Inside the industry: What have price cuts done to Tesla?

Tesla Model Y 2022 front quarter tracking

Model Y prices were cut by £5000 to £8000

Recent price cuts have boosted the firm’s share price, but also hurt residual values

It’s just over a month since Tesla cut prices by up to £8000, officially because it had sourced better deals with suppliers, unofficially because it had for the first time in its frenzied history more supply than demand.

For owners who had only just taken delivery, it was a devastating financial blow. Calculations for the UK’s 16,568 customers last December suggest they collectively paid in the region of £100 million for the pleasure of up to a couple of weeks of ownership; an extrapolation of Tesla’s 405,278 sales in the final three months of last year would suggest that a collective £1.6 billion could have been saved by people waiting 90 days or so.

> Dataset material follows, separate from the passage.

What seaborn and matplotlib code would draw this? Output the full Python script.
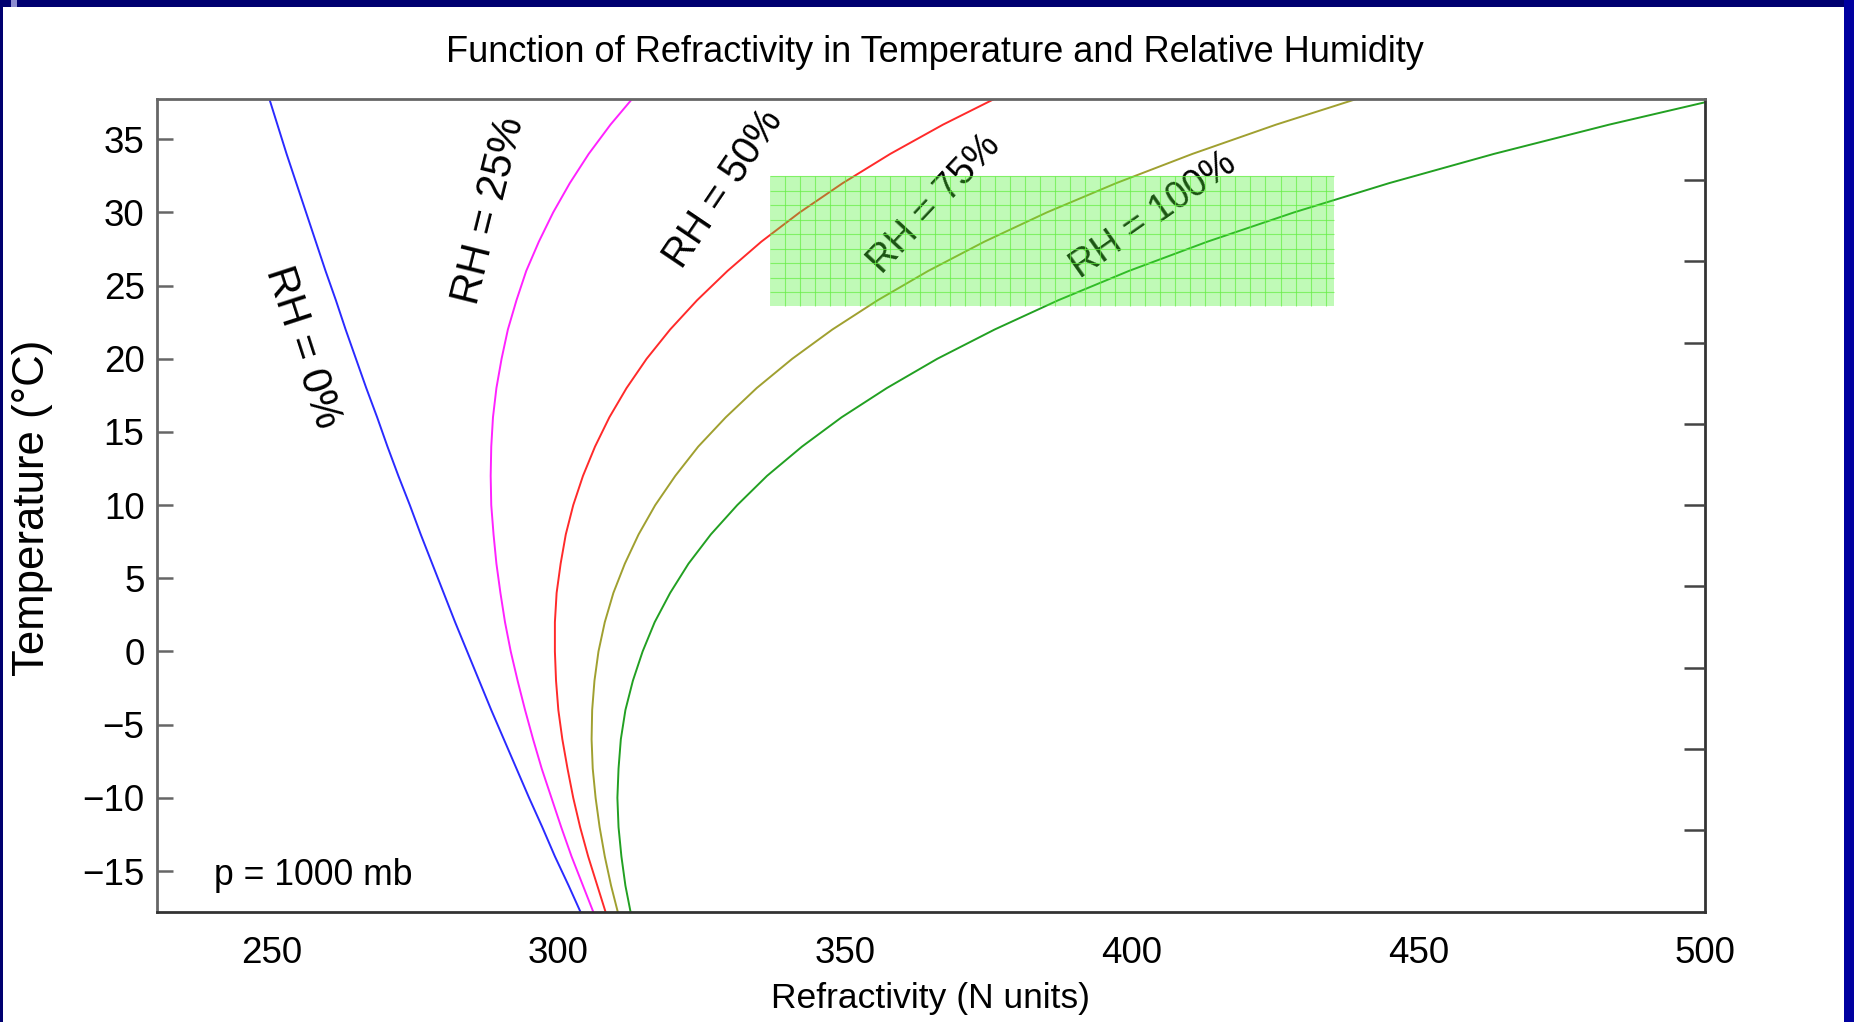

Understandably, there was disquiet. Hundreds of owners picketed the firm’s headquarters in China, while in Europe and the US frustration was focused on social media, where complaints of being ‘duped’ were rife. For a tranche of owners, the dream of buying into the world’s most talked-about car brand had turned quickly sour.

What happens next is the subject of deep debate. Industry convention would suggest Tesla’s headline-grabbing move has laid it open to a potentially troubling sequence of events. This starts with the undermining of already shaky residual values by at least the amount of the price drops and subsequently puts at least that amount onto the cost of a lease term, in effect meaning its cars make less profit but have no price advantage. Given the EV market is so heavily driven by leasing, that latter point is especially moot.

It’s why all rivals bar Ford (which announced that it would drop Mustang Mach-E prices as a result of upping production and bringing in economies of scale) have resisted following suit. Having expended huge energy and marketing budgets stoking reputations and residual values to maintain the virtuous circle of competitive leases, they argue there are far more sensitive ways to stimulate the market than headline price cuts. Regardless, in the midst of the chip crisis, most are worrying more about reducing waiting lists than creating them.

But – and with Tesla, there’s always a but – there has been an immediate upside to the unorthodox move. It’s estimated sales in China rose 76% in the week after the announcement, at a time when overall sales fell by 15%. Anecdotally, other markets are reporting strong interest, and wavering buyers have been tempted in droves. And Tesla’s share price has bounced, today sitting at more than double its low at the start of the year.

The Elon Musk pendulum has swung yet again, but for how long? There’s an argument that buyers who moved quickly were smart, benefitting from the price drop before the lease deals took account of drops in residual values.

Never bet against Tesla, but if the market moves for the company as it would for any other car maker, the chance of sustaining the upswing looks perilous.